Peppermint Cookies (a.k.a. Oma Cookies)


2 cups white sugar
2 eggs
2 cups sour cream
1/2 cup oil
3 Tablespoons peppermint extract
1/8 cup boiling water
1 teaspoon salt
2 Tablespoons bakers' ammonia
1 teaspoon baking powder
1/2 teaspoon baking soda
4 1/2 to 5 cups all-purpose flour
1 1/2 cups confectioners' sugar
3 Tablespoons milk (or water)


In a large bowl, cream together the white sugar and eggs, then stir in the sour cream, oil and peppermint extract.

Combine the bakers' ammonia with boiling water and blend into the mixture.

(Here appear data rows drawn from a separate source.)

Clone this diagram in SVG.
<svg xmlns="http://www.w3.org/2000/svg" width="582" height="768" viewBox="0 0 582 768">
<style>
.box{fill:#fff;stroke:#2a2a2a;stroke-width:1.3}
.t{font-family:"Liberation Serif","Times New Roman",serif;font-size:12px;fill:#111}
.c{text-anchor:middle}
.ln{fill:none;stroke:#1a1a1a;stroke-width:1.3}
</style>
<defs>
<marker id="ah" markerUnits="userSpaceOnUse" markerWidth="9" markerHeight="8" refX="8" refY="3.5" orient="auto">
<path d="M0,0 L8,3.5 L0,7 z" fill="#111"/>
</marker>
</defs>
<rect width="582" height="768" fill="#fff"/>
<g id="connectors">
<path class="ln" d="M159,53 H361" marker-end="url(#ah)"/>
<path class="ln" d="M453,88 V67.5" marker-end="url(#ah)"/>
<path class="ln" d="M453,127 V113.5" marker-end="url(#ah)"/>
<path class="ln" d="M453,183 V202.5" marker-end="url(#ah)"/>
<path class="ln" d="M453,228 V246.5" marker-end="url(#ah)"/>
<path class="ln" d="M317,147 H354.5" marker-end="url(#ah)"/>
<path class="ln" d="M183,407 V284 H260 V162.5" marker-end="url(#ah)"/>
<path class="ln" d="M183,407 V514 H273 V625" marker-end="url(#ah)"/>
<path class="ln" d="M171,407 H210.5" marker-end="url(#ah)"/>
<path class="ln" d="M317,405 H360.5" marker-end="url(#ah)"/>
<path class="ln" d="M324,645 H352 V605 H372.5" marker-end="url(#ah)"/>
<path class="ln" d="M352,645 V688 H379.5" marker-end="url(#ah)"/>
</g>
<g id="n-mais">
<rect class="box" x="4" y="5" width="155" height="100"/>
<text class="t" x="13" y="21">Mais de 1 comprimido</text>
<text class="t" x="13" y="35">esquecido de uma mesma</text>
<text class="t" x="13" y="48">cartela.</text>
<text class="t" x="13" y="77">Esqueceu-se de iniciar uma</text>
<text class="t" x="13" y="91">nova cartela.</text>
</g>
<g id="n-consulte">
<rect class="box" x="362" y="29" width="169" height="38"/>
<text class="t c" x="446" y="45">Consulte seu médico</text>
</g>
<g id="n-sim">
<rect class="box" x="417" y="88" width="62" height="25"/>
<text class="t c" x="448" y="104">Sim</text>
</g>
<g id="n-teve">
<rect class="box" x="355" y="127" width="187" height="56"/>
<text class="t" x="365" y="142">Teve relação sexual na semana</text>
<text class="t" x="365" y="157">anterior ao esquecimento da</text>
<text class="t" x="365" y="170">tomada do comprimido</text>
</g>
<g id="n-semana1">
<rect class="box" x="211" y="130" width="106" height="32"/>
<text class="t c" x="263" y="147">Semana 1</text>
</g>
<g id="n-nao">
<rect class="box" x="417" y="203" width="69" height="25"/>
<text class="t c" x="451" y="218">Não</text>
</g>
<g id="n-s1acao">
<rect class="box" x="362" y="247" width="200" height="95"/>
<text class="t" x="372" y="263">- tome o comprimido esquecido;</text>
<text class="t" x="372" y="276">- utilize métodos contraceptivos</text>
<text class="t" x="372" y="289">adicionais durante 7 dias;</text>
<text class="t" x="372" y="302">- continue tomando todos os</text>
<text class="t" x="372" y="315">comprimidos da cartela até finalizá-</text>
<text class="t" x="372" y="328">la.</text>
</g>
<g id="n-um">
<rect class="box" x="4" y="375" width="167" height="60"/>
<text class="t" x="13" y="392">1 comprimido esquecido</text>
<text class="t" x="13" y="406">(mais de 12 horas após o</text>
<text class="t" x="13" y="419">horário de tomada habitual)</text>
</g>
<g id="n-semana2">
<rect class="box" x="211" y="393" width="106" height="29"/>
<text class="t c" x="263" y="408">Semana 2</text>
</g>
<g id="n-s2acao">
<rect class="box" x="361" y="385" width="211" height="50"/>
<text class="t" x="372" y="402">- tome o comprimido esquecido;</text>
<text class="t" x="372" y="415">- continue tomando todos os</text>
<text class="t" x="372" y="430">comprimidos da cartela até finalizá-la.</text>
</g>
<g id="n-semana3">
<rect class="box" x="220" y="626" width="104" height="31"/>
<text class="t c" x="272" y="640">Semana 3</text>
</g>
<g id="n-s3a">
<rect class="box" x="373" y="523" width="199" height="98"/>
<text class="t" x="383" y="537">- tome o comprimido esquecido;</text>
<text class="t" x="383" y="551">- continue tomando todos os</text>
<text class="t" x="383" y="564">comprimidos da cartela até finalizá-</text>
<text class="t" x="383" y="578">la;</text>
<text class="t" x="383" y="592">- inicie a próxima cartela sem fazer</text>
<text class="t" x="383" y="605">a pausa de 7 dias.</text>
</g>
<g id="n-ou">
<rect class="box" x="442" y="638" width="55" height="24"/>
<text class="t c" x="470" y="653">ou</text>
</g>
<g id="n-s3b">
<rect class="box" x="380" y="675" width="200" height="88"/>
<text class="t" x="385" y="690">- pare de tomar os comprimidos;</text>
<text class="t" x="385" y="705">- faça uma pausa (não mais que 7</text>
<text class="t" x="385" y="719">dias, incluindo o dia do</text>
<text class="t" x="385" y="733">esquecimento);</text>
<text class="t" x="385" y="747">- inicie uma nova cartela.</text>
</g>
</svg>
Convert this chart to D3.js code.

Sift together 2 cups of the flour with the salt, baking powder and baking soda and stir into the mixture. Gradually add more flour to make a stiff dough. Leave the dough soft for drop cookies or add more flour to make cut-out cookies.

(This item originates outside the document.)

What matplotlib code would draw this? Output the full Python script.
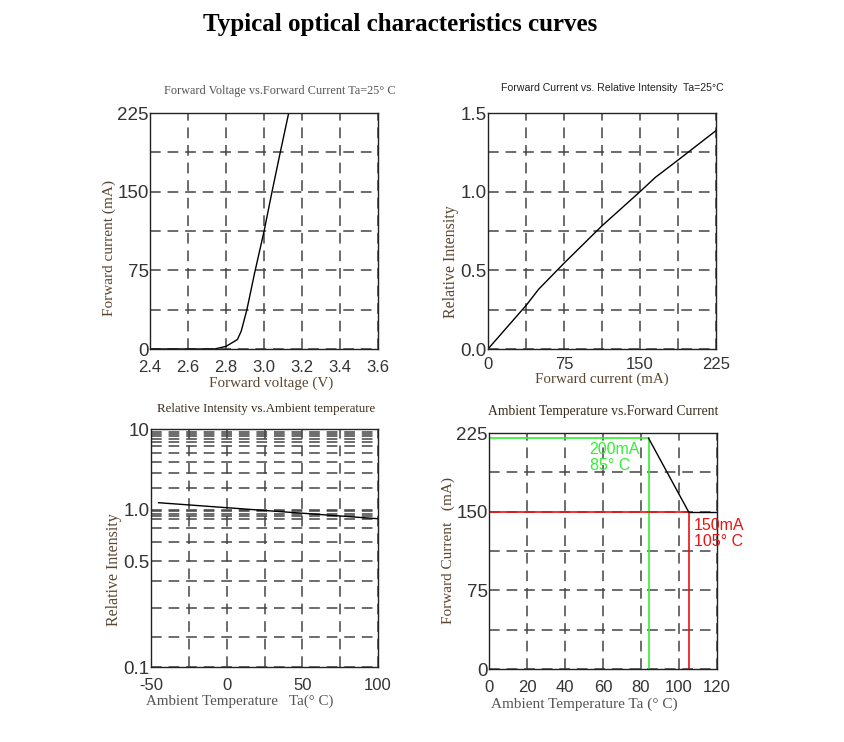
import numpy as np
import matplotlib
matplotlib.use("Agg")
import matplotlib.pyplot as plt

plt.rcParams["axes.unicode_minus"] = False

# forward voltage vs forward current
vf_volt = [2.40, 2.60, 2.74, 2.80, 2.86, 2.88, 2.91, 2.95, 3.00, 3.04, 3.085, 3.13]
vf_curr = [0, 0, 0, 2.5, 9, 17, 37.5, 72, 112, 148, 187, 225]

# forward current vs relative intensity
if_curr = [0, 38, 50, 75, 112, 150, 165, 188, 225]
if_rel = [0, 0.28, 0.38, 0.545, 0.78, 1.0, 1.09, 1.203, 1.388]

# relative intensity vs ambient temperature
ta_temp = [-45, 18, 100]
ta_rel = [1.22, 1.0, 0.885]

# derating curve
der_temp = [84, 105]
der_curr = [220, 150]
max_curr = 220
max_temp = 84
lim_curr = 150
lim_temp = 105

grid_kw = dict(color="#444444", linestyle=(0, (7, 4.5)), linewidth=1.1)
lab_color = "#5b4630"
tick_font = "Liberation Sans"
serif = "Liberation Serif"

fig = plt.figure(figsize=(8.44, 7.42), dpi=100)
W, H = 844.0, 742.0


def add_axes(l, r, t, b):
    return fig.add_axes([l / W, 1 - b / H, (r - l) / W, (b - t) / H])


def style(ax, xpad=7):
    for s in ax.spines.values():
        s.set_color("#222222")
        s.set_linewidth(1.0)
    ax.tick_params(which="both", length=0, colors="#333333")
    ax.tick_params(axis="y", labelsize=13.5, pad=1)
    ax.tick_params(axis="x", labelsize=12, pad=xpad)
    for lab in ax.get_xticklabels() + ax.get_yticklabels():
        lab.set_fontfamily(tick_font)
    ax.grid(which="both", **grid_kw)
    ax.set_axisbelow(True)


fig.text(400 / W, 1 - 24 / H, "Typical optical characteristics curves",
         ha="center", va="center", fontsize=18, fontweight="bold",
         family=serif, color="black")

# ---- plot 1
ax1 = add_axes(150, 378, 113, 349)
ax1.plot(vf_volt, vf_curr, color="black", lw=1.0)
ax1.set_xlim(2.4, 3.6)
ax1.set_ylim(0, 225)
ax1.set_xticks([2.4, 2.6, 2.8, 3.0, 3.2, 3.4, 3.6])
ax1.set_xticklabels(["2.4", "2.6", "2.8", "3.0", "3.2", "3.4", "3.6"])
ax1.set_yticks([0, 75, 150, 225])
ax1.set_yticks([37.5, 112.5, 187.5], minor=True)
style(ax1, xpad=8)
ax1.set_title("Forward Voltage vs.Forward Current Ta=25\u00b0 C", family=serif,
              fontsize=8.8, color="#555555", pad=14, x=0.57)
ax1.set_xlabel("Forward voltage (V)", family=serif, fontsize=10.9, color=lab_color,
               labelpad=1, x=0.53)
ax1.set_ylabel("Forward current (mA)", family=serif, fontsize=11, color=lab_color,
               labelpad=1, y=0.43)

# ---- plot 2
ax2 = add_axes(488, 716, 113, 349)
ax2.plot(if_curr, if_rel, color="black", lw=1.0)
ax2.set_xlim(0, 225)
ax2.set_ylim(0, 1.5)
ax2.set_xticks([0, 75, 150, 225])
ax2.set_xticks([37.5, 112.5, 187.5], minor=True)
ax2.set_yticks([0, 0.5, 1.0, 1.5])
ax2.set_yticklabels(["0.0", "0.5", "1.0", "1.5"])
ax2.set_yticks([0.25, 0.75, 1.25], minor=True)
style(ax2, xpad=6)
ax2.set_title("Forward Current vs. Relative Intensity  Ta=25\u00b0C", family=tick_font,
              fontsize=7.6, color="#222222", pad=16, x=0.544)
ax2.set_xlabel("Forward current (mA)", family=serif, fontsize=10.8, color=lab_color, labelpad=0)
ax2.set_ylabel("Relative Intensity", family=serif, fontsize=11.5, color=lab_color,
               labelpad=1, y=0.37)

# ---- plot 3 (irregular log-like axis as in the original sheet)
anch_log = [-1.0, np.log10(0.5), 0.0, 1.0]
anch_pos = [0.0, 105.0, 156.0, 236.0]


def fwd(v):
    v = np.asarray(v, dtype=float)
    return np.interp(np.log10(np.clip(v, 1e-9, None)), anch_log, anch_pos)


def inv(p):
    p = np.asarray(p, dtype=float)
    return 10 ** np.interp(p, anch_pos, anch_log)


rel_grid = [0.157, 0.244, 0.368, 0.644, 0.78, 0.881, 0.913, 0.947, 0.977,
            1.87, 2.87, 3.95, 5.11, 6.08, 6.94, 7.5, 8.1, 8.66, 9.25]

ax3 = add_axes(151, 378, 429, 667)
ax3.set_yscale("function", functions=(fwd, inv))
ax3.plot(ta_temp, ta_rel, color="black", lw=1.0)
ax3.set_xlim(-50, 100)
ax3.set_ylim(0.1, 10)
ax3.set_xticks([-50, 0, 50, 100])
ax3.set_xticks([-25, 25, 75], minor=True)
ax3.set_yticks([0.1, 0.5, 1.0, 10])
ax3.set_yticklabels(["0.1", "0.5", "1.0", "10"])
ax3.set_yticks(rel_grid, minor=True)
ax3.yaxis.set_minor_formatter(matplotlib.ticker.NullFormatter())
style(ax3, xpad=8)
ax3.set_title("Relative Intensity vs.Ambient temperature", family=serif,
              fontsize=9.3, color="#3a2c1c", pad=12, x=0.509)
ax3.set_xlabel("Ambient Temperature   Ta(\u00b0 C)", family=serif, fontsize=10.8,
               color="#555555", labelpad=1, x=0.39)
ax3.set_ylabel("Relative Intensity", family=serif, fontsize=11.5, color=lab_color,
               labelpad=1, y=0.41)

# ---- plot 4
ax4 = add_axes(489, 717, 433, 669)
green = "#33ee33"
red = "#ee1111"
ax4.plot([0, max_temp], [max_curr, max_curr], color=green, lw=1.2)
ax4.plot([max_temp, max_temp], [0, max_curr], color=green, lw=1.2)
ax4.plot([0, lim_temp], [lim_curr, lim_curr], color=red, lw=1.2)
ax4.plot([lim_temp, lim_temp], [0, lim_curr], color=red, lw=1.2)
ax4.plot(der_temp, der_curr, color="black", lw=1.0)
ax4.plot([lim_temp, 120], [lim_curr, lim_curr], color="black", lw=1.0)
ax4.text(53, 216, "200mA\n85\u00b0 C", color=green, fontsize=11.5, family=tick_font,
         linespacing=1.05, va="top")
ax4.text(108, 144, "150mA\n105\u00b0 C", color=red, fontsize=11.5, family=tick_font,
         linespacing=1.05, va="top")
ax4.set_xlim(0, 120)
ax4.set_ylim(0, 225)
ax4.set_xticks([0, 20, 40, 60, 80, 100, 120])
ax4.set_yticks([0, 75, 150, 225])
ax4.set_yticks([37.5, 112.5, 187.5], minor=True)
style(ax4, xpad=8)
ax4.set_title("Ambient Temperature vs.Forward Current", family=serif,
              fontsize=9.8, color="#3a2c1c", pad=13, x=0.502)
ax4.set_xlabel("Ambient Temperature Ta (\u00b0 C)", family=serif, fontsize=11,
               color="#555555", labelpad=2, x=0.417)
ax4.set_ylabel("Forward Current   (mA)", family=serif, fontsize=11, color=lab_color,
               labelpad=1)

fig.savefig("out.png", dpi=100)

Refrigerate dough overnight.

Preheat oven to 350 degrees F. Grease cookie sheets or use parchment paper or silicon liners. Also place another cookie sheet with some water in the oven and keep it in while baking the cookies. This keeps the cookies nice and soft.

Drop dough from heaping spoonfuls onto the prepared cookie sheets.

Bake for 8 to 10 minutes in the preheated oven, or until golden. When cool, mix confectioners sugar together with the milk in a bowl until smooth and spread on the cookies.

NOTE: If you're looking for a more "pepperminty" flavour, you can add a little bit of peppermint extract into the glaze.

NOTE: We usually use just the glaze. But I've seen it when the glaze is tinted before spreading and then once the cookie is glazed it's dipped in crushed candy canes.